US finds temporary inflation relief
US inflation surprised to the downside today with the consumer price index (CPI) rising less than expected in September. The annual rate fell from 2.7% to 2.3% y/y. Much of this decline was due to the effect of last year’s increase in energy prices dropping out of the index; if we exclude food and energy the core CPI rate was stable at 2.2% y/y. Nonetheless, this was also lower than expected with the weakness concentrated in prices for used vehicles.
When combined with last month’s weaker reading, investors are asking whether we have seen the peak in inflation for this cycle. The base effects will weigh on annual CPI rates for another month or so; however, the core rate is expected to move higher.
Our inflation model predicts a further rise in core CPI as the lagged effects of stronger economic activity push prices higher. Inflation responds to activity with long lags such that next year’s prices are significantly influenced by this year’s activity.
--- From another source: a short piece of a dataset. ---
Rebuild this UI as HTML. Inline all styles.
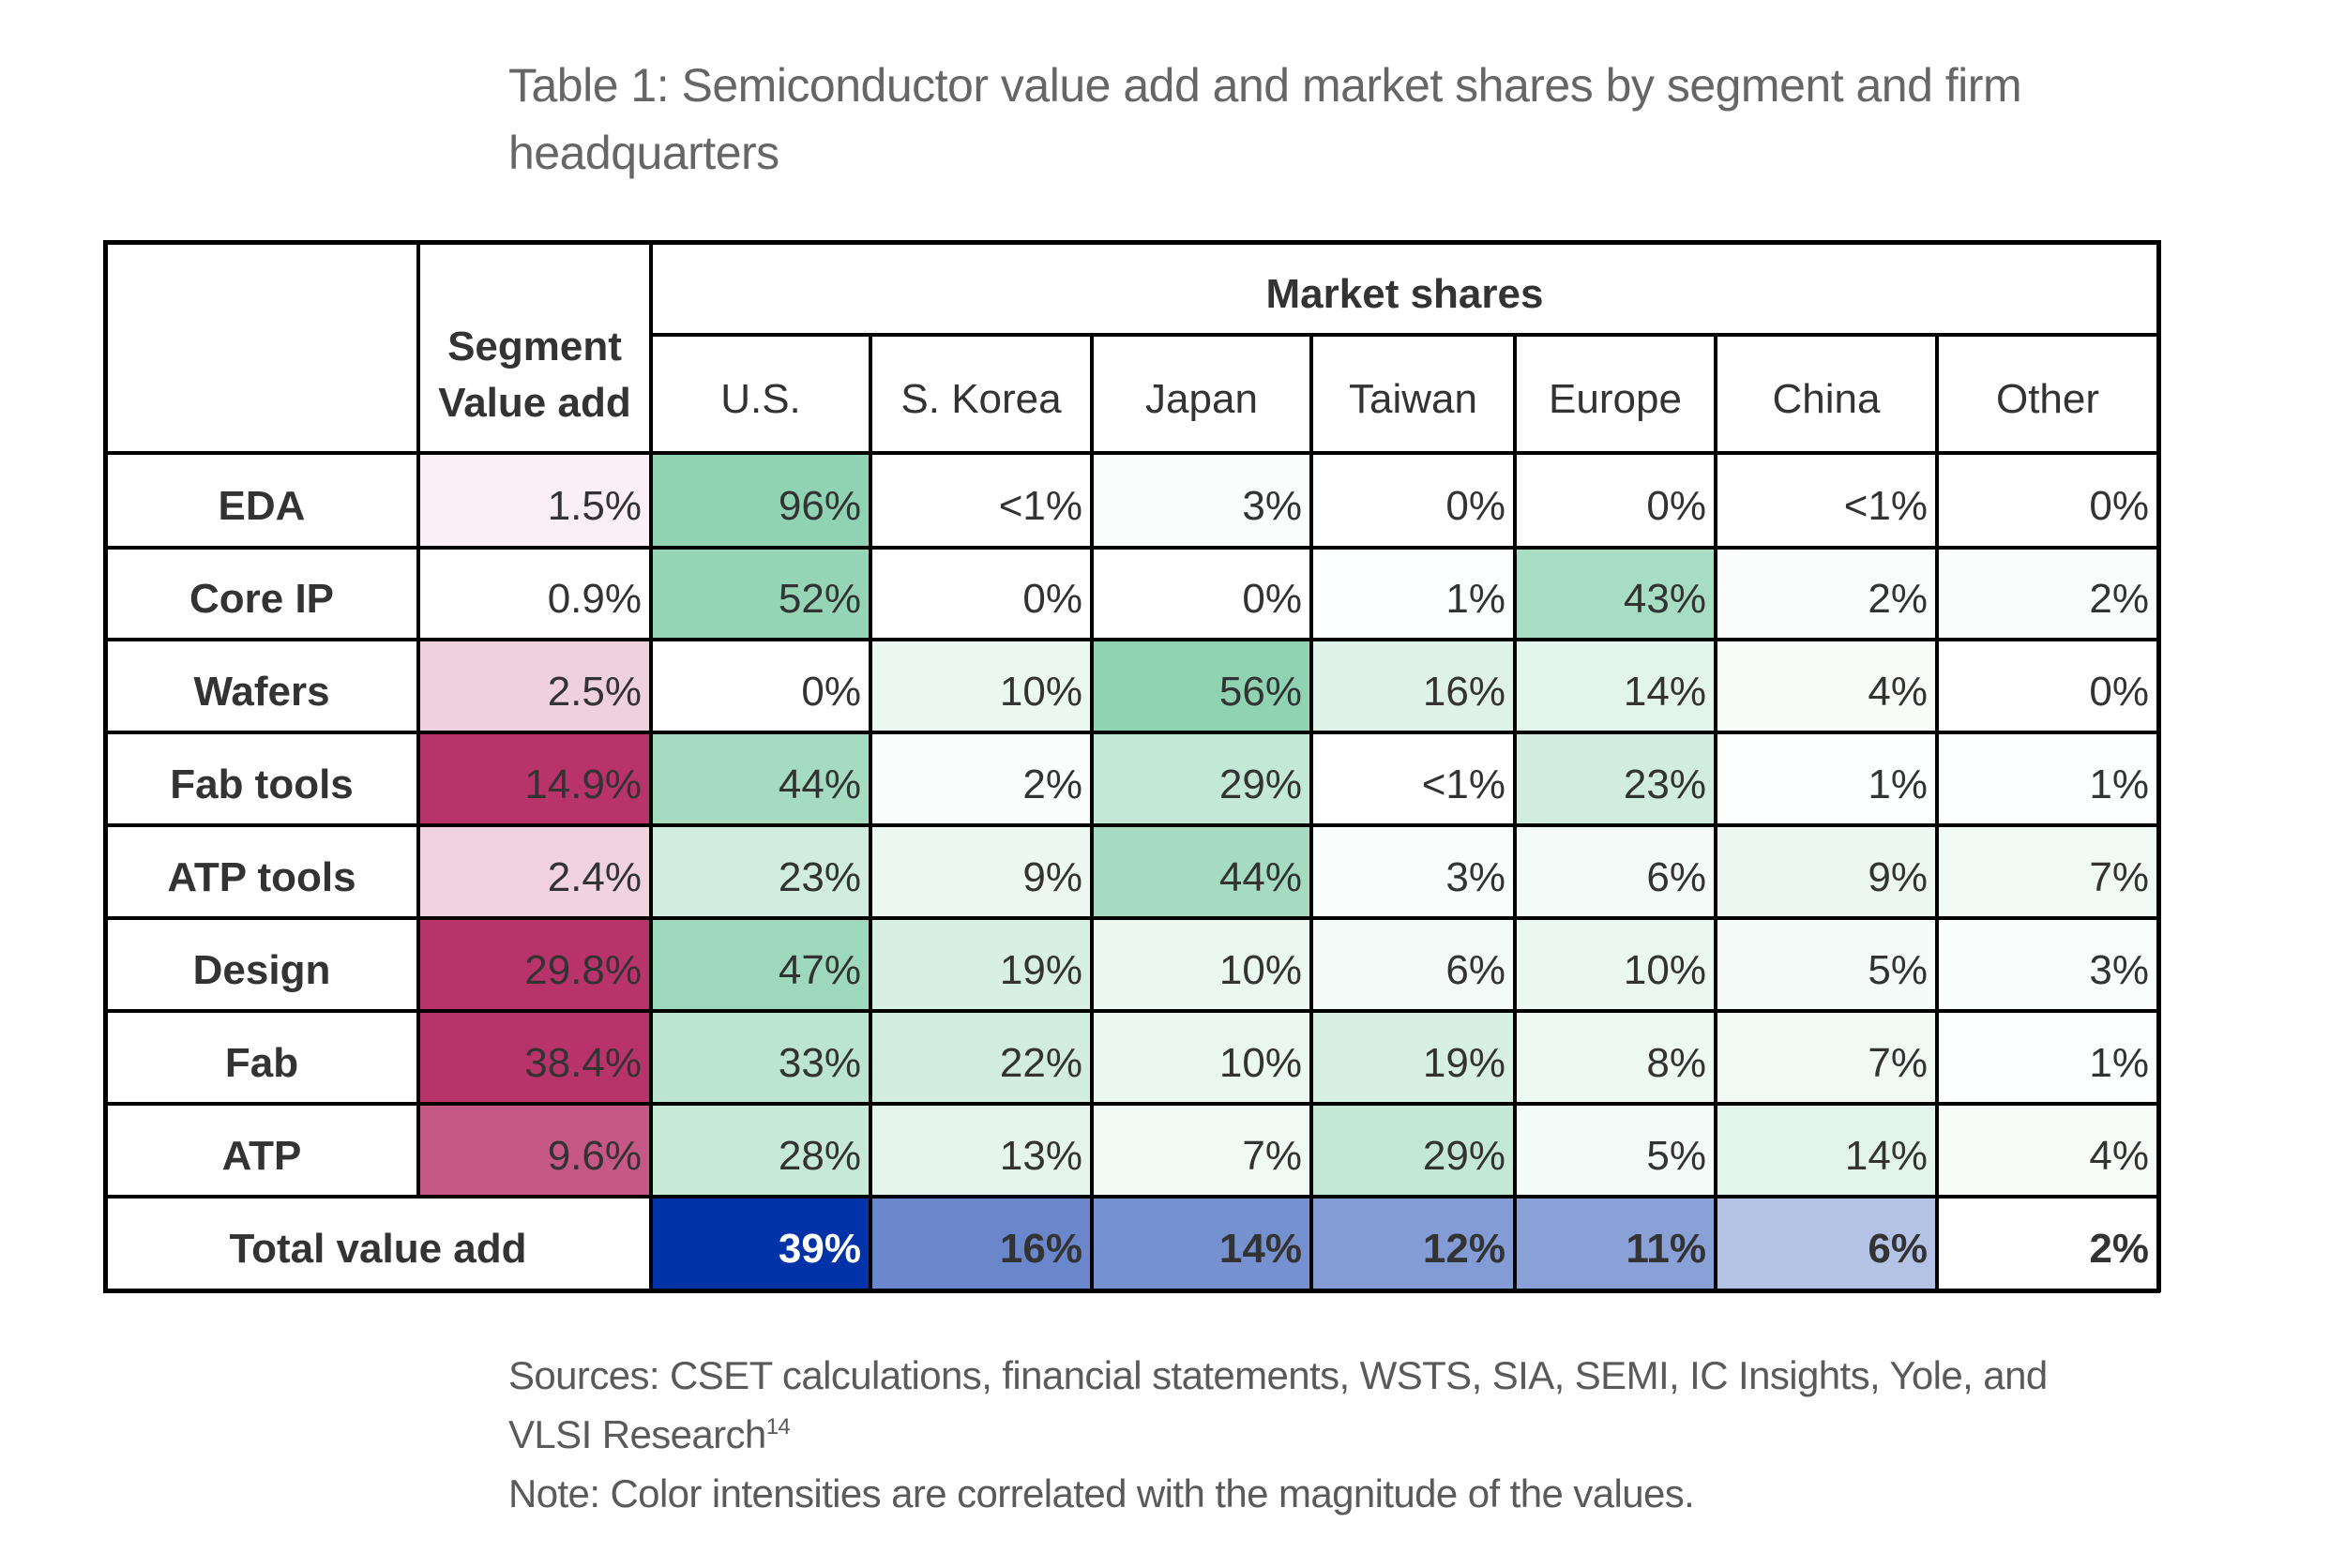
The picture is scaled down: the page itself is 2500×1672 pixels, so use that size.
<!DOCTYPE html>
<html><head><meta charset="utf-8">
<style>
html,body{margin:0;padding:0;background:#fff;}
#page{position:relative;width:2500px;height:1672px;overflow:hidden;font-family:"Liberation Sans",sans-serif;}
.t{position:absolute;color:#666;font-size:50px;left:542px;white-space:nowrap;letter-spacing:-0.5px;}
.s{position:absolute;color:#5a5a5a;font-size:42px;left:542px;white-space:nowrap;letter-spacing:-0.6px;}
.cell{position:absolute;box-sizing:border-box;display:flex;align-items:center;font-size:44px;color:#333;white-space:nowrap;}
.num{justify-content:flex-end;padding-right:10px;padding-top:12px;}
.ctr{justify-content:center;font-weight:bold;padding-top:12px;}
.ln{position:absolute;background:#000;}
</style></head>
<body>
<div id="page">
<div class="t" style="top:62px">Table 1: Semiconductor value add and market shares by segment and firm</div>
<div class="t" style="top:134px">headquarters</div>
<div id="tbl"></div>
<div class="s" style="top:1443px">Sources: CSET calculations, financial statements, WSTS, SIA, SEMI, IC Insights, Yole, and</div>
<div class="s" style="top:1506px">VLSI Research<sup style="font-size:24px">14</sup></div>
<div class="s" style="top:1569px">Note: Color intensities are correlated with the magnitude of the values.</div>
</div>
<script>
const segments=["EDA","Core IP","Wafers","Fab tools","ATP tools","Design","Fab","ATP"];
const regions=["U.S.","S. Korea","Japan","Taiwan","Europe","China","Other"];
const valueAdd=[1.5,0.9,2.5,14.9,2.4,29.8,38.4,9.6];
const valueAddLabels=["1.5%","0.9%","2.5%","14.9%","2.4%","29.8%","38.4%","9.6%"];
const shareLabels=[
["96%","<1%","3%","0%","0%","<1%","0%"],
["52%","0%","0%","1%","43%","2%","2%"],
["0%","10%","56%","16%","14%","4%","0%"],
["44%","2%","29%","<1%","23%","1%","1%"],
["23%","9%","44%","3%","6%","9%","7%"],
["47%","19%","10%","6%","10%","5%","3%"],
["33%","22%","10%","19%","8%","7%","1%"],
["28%","13%","7%","29%","5%","14%","4%"]];
const totals=[39,16,14,12,11,6,2];

const colX=[112,446,694,928,1164,1398,1615,1829,2065,2301];
const rowY=[483,584,682,781,880,979,1078,1177,1276,1376];
const tblTop=258, msLine=357;
const tbl=document.getElementById('tbl');
function parseV(s){return s.startsWith('<')?0.5:parseFloat(s);}
function mix(c,t){t=Math.max(0,Math.min(1,t));return 'rgb('+c.map(v=>Math.round(255+(v-255)*t)).join(',')+')';}
function pinkT(v){return v>=14?1:Math.min(0.82,(v-1)/6.5);}
function cell(x,y,w,h,txt,cls,bg,color){
  const d=document.createElement('div');
  d.className='cell '+cls;
  d.style.left=x+'px';d.style.top=y+'px';d.style.width=w+'px';d.style.height=h+'px';
  if(bg)d.style.background=bg;
  if(color)d.style.color=color;
  d.textContent=txt;
  tbl.appendChild(d);return d;
}
function line(x,y,w,h){
  const l=document.createElement('div');l.className='ln';
  l.style.left=x+'px';l.style.top=y+'px';l.style.width=w+'px';l.style.height=h+'px';
  
  
  tbl.appendChild(l);
}
let h=cell(colX[1],tblTop,colX[2]-colX[1],rowY[0]-tblTop,'','ctr');
h.innerHTML='<div style="text-align:center;line-height:60px;padding-top:46px">Segment<br>Value add</div>';


h=cell(colX[2],tblTop,colX[9]-colX[2],msLine-tblTop,'Market shares','ctr');


regions.forEach((r,i)=>{
  const c=cell(colX[i+2],msLine,colX[i+3]-colX[i+2],rowY[0]-msLine,r,'ctr');
  c.style.fontWeight='normal';c.style.color='#333';
  
  
});
segments.forEach((s,r)=>{
  const y=rowY[r],hh=rowY[r+1]-y;
  const l=cell(colX[0],y,colX[1]-colX[0],hh,s,'ctr');
  
  
  const v=cell(colX[1],y,colX[2]-colX[1],hh,valueAddLabels[r],'num',mix([184,51,106],pinkT(valueAdd[r])));
  
  
  shareLabels[r].forEach((lab,i)=>{
    const c=cell(colX[i+2],y,colX[i+3]-colX[i+2],hh,lab,'num',mix([143,211,178],parseV(lab)/55));
    
    
  });
});
const ty=rowY[8],th=rowY[9]-rowY[8];
const tl=cell(colX[0],ty,colX[2]-colX[0],th,'Total value add','ctr');


totals.forEach((v,i)=>{
  const c=cell(colX[i+2],ty,colX[i+3]-colX[i+2],th,v+'%','num',mix([0,51,168],Math.pow(Math.max(0,v-2)/37,0.55)),v>30?'#fff':'#333');
  c.style.fontWeight='bold';
  
  
});
const W=colX[9]-colX[0],H=rowY[9]-tblTop;
line(colX[0]-2,tblTop-2,W+4,5);line(colX[0]-2,rowY[9]-2,W+4,5);
line(colX[0]-2,tblTop-2,5,H+4);line(colX[9]-2,tblTop-2,5,H+4);
line(colX[2],msLine-2,colX[9]-colX[2],4);
for(let r=0;r<9;r++) line(colX[0],rowY[r]-2,W,4);
line(colX[1]-2,tblTop,4,rowY[8]-tblTop);
line(colX[2]-2,tblTop,4,H);
for(let i=3;i<9;i++) line(colX[i]-2,msLine,4,rowY[9]-msLine);
</script>
</body></html>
The tight labour market also contributes and higher underlying inflation is typical for an economy facing increasing capacity constraints and generating wage pressure. When combined with the estimated effect of tariffs, we expect the core inflation rate to be running above 2.5% through 2019.
Consequently, we see today’s figures as only providing temporary relief on the inflation front and believe it is too early to anticipate the turn in the inflation and interest cycle.